Tuesday, 9 February 2010

Energy (Biofuel Obligation and Miscellaneous Provisions) Bill 2010: Second Stage


4:00 pm

Photo of Martin BradyMartin Brady (Fianna Fail)

Senator O'Reilly has covered many of the issues I wanted to raise. I will make a few general points. The potential gains associated with bio-fuels were recognised by the Minister for Communications, Energy and Natural Resources in November 2009 when he announced the bio-fuels obligation for the industry. When the Minister made the reduced reliance on fossil fuels argument, he said that over €6 billion is sent overseas each year to import fossil fuels. As Senator O'Reilly said, that figure is likely to increase in the future. The Minister said at that time that access to an alternative energy supply is vital to provide security, particularly in light of Ireland's vulnerable position. He advocated the bio-fuels obligation approach that is being taken in this Bill. He argued that this measure will provide a guaranteed market for the bioenergy sector. He also said that our forests and farms will be able to provide the fuel of the future through the new scheme. That will help us to reduce our carbon emissions and thereby tackle climate change. These goals have been echoed by an EU Commissioner, who has said the growth in greenhouse gas emissions from the transport sector, which was mentioned by Senator O'Reilly, threatens to cancel out savings made elsewhere. He has contended that increased vehicle efficiency, coupled with the move towards vehicles powered by renewable energy including bio-fuels, has the capacity to make a big difference. He has also referred to the potential of bio-fuels to contribute to employment in rural areas and to the scope for research and development, in terms of second generation bio-fuels. As Senator O'Reilly said, it is important to be conscious of the importance of domestic bio-fuels production too.
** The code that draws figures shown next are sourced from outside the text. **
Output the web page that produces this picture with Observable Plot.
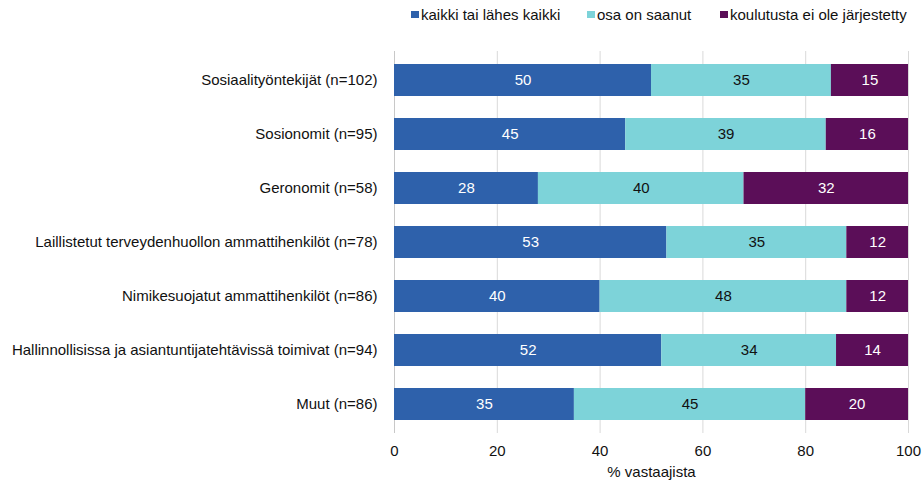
<!DOCTYPE html>
<html><head><meta charset="utf-8">
<script src="https://cdn.jsdelivr.net/npm/d3@7"></script>
<script src="https://cdn.jsdelivr.net/npm/@observablehq/plot@0.6"></script>
<style>
body{margin:0;background:#fff;font-family:"Liberation Sans",Arial,sans-serif;}
#wrap{position:relative;width:923px;height:482px;}
.leg{position:absolute;top:6px;font-size:15px;color:#111;display:flex;align-items:center;white-space:nowrap;}
.leg i{display:inline-block;width:8px;height:7px;margin-right:2px;}
</style></head><body>
<div id="wrap"></div>
<script>
const categories = [
  "Sosiaalityöntekijät (n=102)",
  "Sosionomit (n=95)",
  "Geronomit (n=58)",
  "Laillistetut terveydenhuollon ammattihenkilöt (n=78)",
  "Nimikesuojatut ammattihenkilöt (n=86)",
  "Hallinnollisissa ja asiantuntijatehtävissä toimivat (n=94)",
  "Muut (n=86)"
];
const series = ["kaikki tai lähes kaikki", "osa on saanut", "koulutusta ei ole järjestetty"];
const kaikki = [50, 45, 28, 53, 40, 52, 35];
const osa = [35, 39, 40, 35, 48, 34, 45];
const eiJarjestetty = [15, 16, 32, 12, 12, 14, 20];
const xTicks = [0, 20, 40, 60, 80, 100];
const colors = ["#2E61AB", "#7DD3D9", "#5B0E58"];
const textColors = ["#ffffff", "#111111", "#ffffff"];

const values = [kaikki, osa, eiJarjestetty];
const rows = [];
categories.forEach((c, i) => {
  let acc = 0;
  series.forEach((s, j) => {
    const v = values[j][i];
    rows.push({cat: c, series: s, value: v, x1: acc, x2: acc + v, mid: acc + v / 2, tc: textColors[j]});
    acc += v;
  });
});

const chart = Plot.plot({
  width: 923, height: 482,
  marginTop: 51, marginBottom: 49, marginLeft: 394, marginRight: 15,
  style: {fontFamily: '"Liberation Sans", Arial, sans-serif', fontSize: "15px", color: "#111"},
  x: {domain: [0, 100]},
  y: {domain: categories, paddingInner: 0.41, paddingOuter: 0.205},
  color: {domain: series, range: colors},
  marks: [
    Plot.gridX(xTicks, {stroke: "#d9d9d9", strokeOpacity: 1}),
    Plot.ruleX([0], {stroke: "#c8c8c8"}),
    Plot.barX(rows, {y: "cat", x1: "x1", x2: "x2", fill: "series"}),
    Plot.text(rows, {y: "cat", x: "mid", text: "value", fill: d => d.tc, fontSize: 15}),
    Plot.axisY({tickSize: 0, tickPadding: 17, label: null, fontSize: 15}),
    Plot.axisX({ticks: xTicks, tickSize: 0, tickPadding: 12, label: "% vastaajista", labelAnchor: "center", labelArrow: "none", labelOffset: 43, fontSize: 15})
  ]
});
document.getElementById("wrap").appendChild(chart);

const legendPos = [411, 587, 720];
series.forEach((s, j) => {
  const d = document.createElement("div");
  d.className = "leg";
  d.style.left = legendPos[j] + "px";
  d.innerHTML = `<i style="background:${colors[j]}"></i>${s}`;
  document.getElementById("wrap").appendChild(d);
});
</script>
</body></html>
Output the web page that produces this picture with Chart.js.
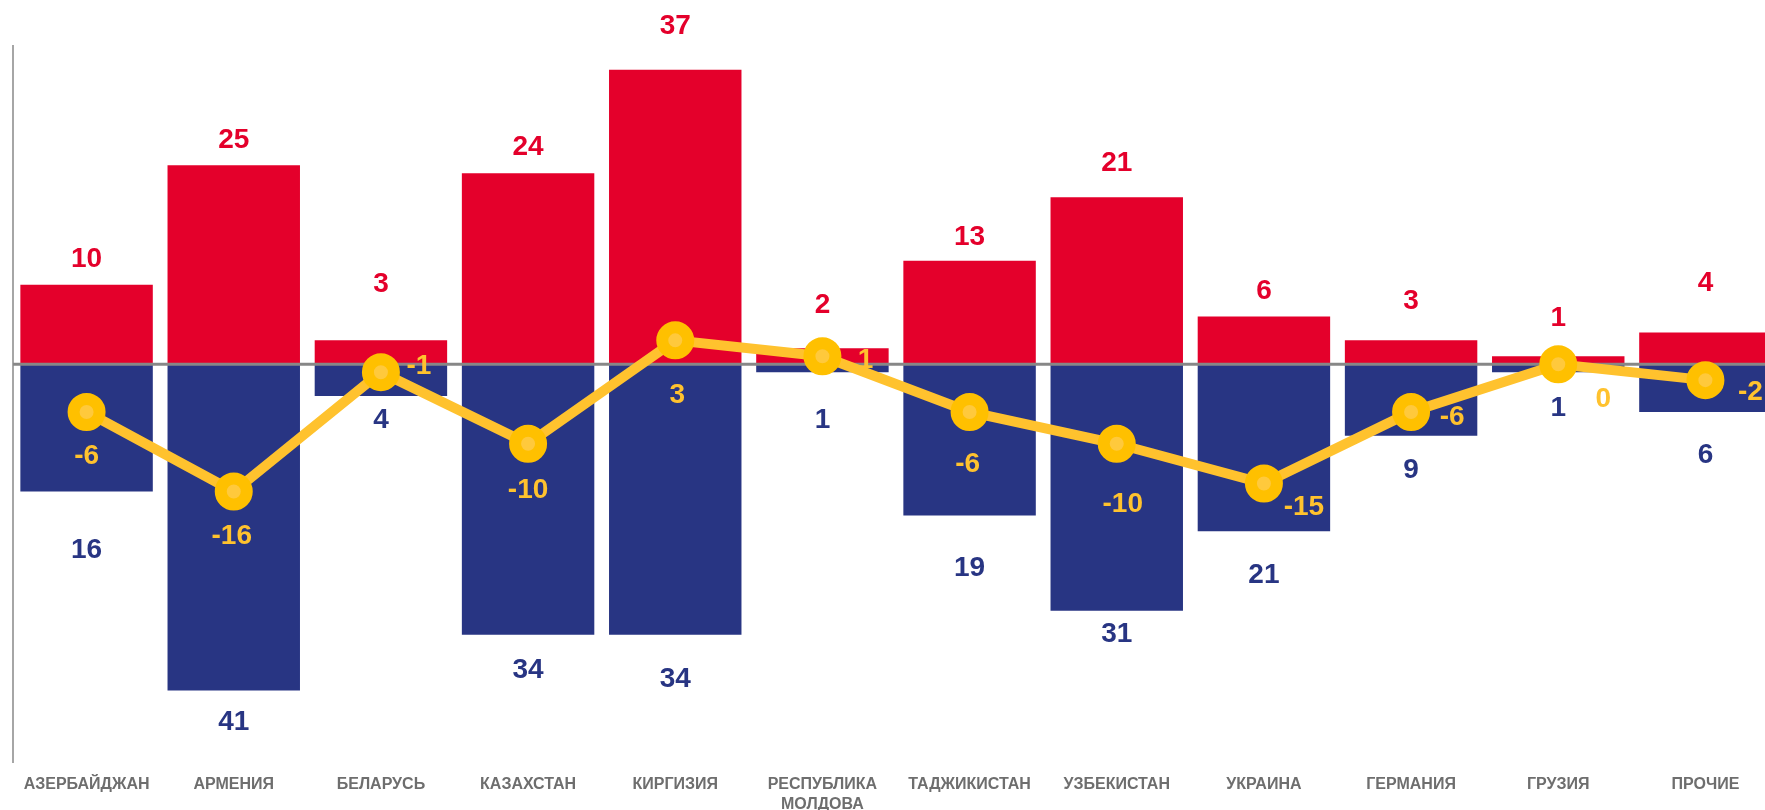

I would like to speak about the food versus fuel argument. In January 2008, maize prices increased by 300%, wheat prices increased by 127%, rice prices increased by 170%, and vegetable oil prices increased by 200%. It needs to be recognised that such price increases were caused by various factors. The World Bank has argued that the most important factor was the large increase in bio-fuel production from food stocks in the European Union and the United States. When considered alongside the depletion of stocks as a result of the production of bio-fuels, the contribution of other factors, such as poor yields and bad crops due to drought, to price increases would have been moderate. In the US, the increase in fossil fuel energy costs, which feed into agriculture production costs, accounted for between 15% and 20% of crop prices. The food versus fuel debate was to the fore in a recent Seanad motion on the proposed bio-fuels obligation scheme. Senator O'Reilly mentioned Teagasc's estimate that up to 100,000 hectares of land could be used for bioenergy crops without damaging, interfering with or putting at risk our food production targets. Even if Ireland could produce bio-fuels without damaging food production, it is important to remember that this is a global issue. It is possible that some of the imported bio-fuels will come from areas where food production is displaced.

The European Union's energy import dependency is forecast to reach 64% in 2020. That is why the Commission is doing all it can to improve EU levels of energy-efficient renewables, including bio-fuels. Energy efficiency is one of the least costly ways of reducing our impact on the environment. The use of renewables, including bio-fuels, is seen as an important means of increasing energy security, diversifying our energy mix and using locally available clean sources of energy. Greenhouse gas emissions from the transport sector are increasing rapidly. This growth threatens to cancel out the savings being made elsewhere. On present trends, transport will account for more than 60% of the Union's increase in carbon dioxide emissions between 2005 and 2020. At EU level, there are just two policies with the capacity to make a difference to this trend. We must strongly and simultaneously promote both improvements in vehicle efficiency and vehicles powered by renewable energy, most importantly bio-fuels. Such developments can contribute to employment in rural areas in the EU and in developing countries. They can offer scope for technological developments, for example in second generation bio-fuels. A renewable transport fuel obligation has been in operation in the UK since April 2008. The Irish Bioenergy Association has cited evidence that the UK scheme has led to the importation of 89% of bio-fuels used in the UK. It further claims that the certificates issued in the first year are now worth just 6p per litre. The conclusion reached is that there is a future for sustainable bio-fuel production. However, feed stock production must avoid exploiting land which otherwise would be used for food production. If the land use change is not checked, there is a concern that it will reduce biodiversity. It has been suggested that it even has the potential to cause, rather than reduce, greenhouse gas emissions. Irish farmers will not grow bio-fuels unless it is financially attractive for them. I am glad a scheme of grant assistance along those lines has been announced in recent days. That is very good news.

I am sure the Minister will clarify the various points, as he always does. This Bill is necessary, as Senator O'Reilly said. If the points for clarification are taken on board, the Bill will satisfy and meet the requirements of all concerned.